In a recent interview with Tomb Raider global brand manager Karl Stewart, I asked him about that problem and if it is more difficult for games to approach delicate subject matter. Of course, Tomb Raider itself knows all about a backlash… as evidenced by the ridiculous and childish response many had to “attempted rape” comments.
In general Stewart seems positive, going so far as to say that the industry is on the “cusp of something exciting”.
“I think it’s a challenge [to include emotion], because the player has control of the character,” Stewart told us. “You watch movies and TV shows and you see that range of emotions played out countless times and it’s fine.
“I think we’re at the cusp of something exciting right now. You’re seeing in lots of videogame franchises really deep narratives and we’re starting to highlight and challenge serious topics. It’s a really exciting time for the medium.”
Stewart goes on to talk about what kind of emotional response the team at Crystal Dynamics would like from the player with the upcoming Tomb Raider.
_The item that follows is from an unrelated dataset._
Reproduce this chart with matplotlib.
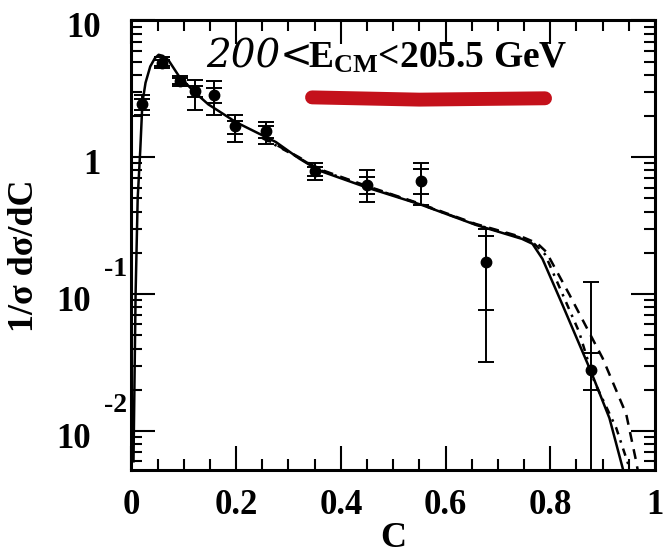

“Certainly from our perspective, we want to take you on a journey of breaking [Lara] down and then building her back up again. How do you get that bond between player and something happening on the screen to the extent that you feel things like loss and jubilation along with her? It needs to be more than just feeling a certain way because that’s how you think you should react.
“When something happens we want you to feel that you’ve really experienced it, to think ‘that was amazing'”.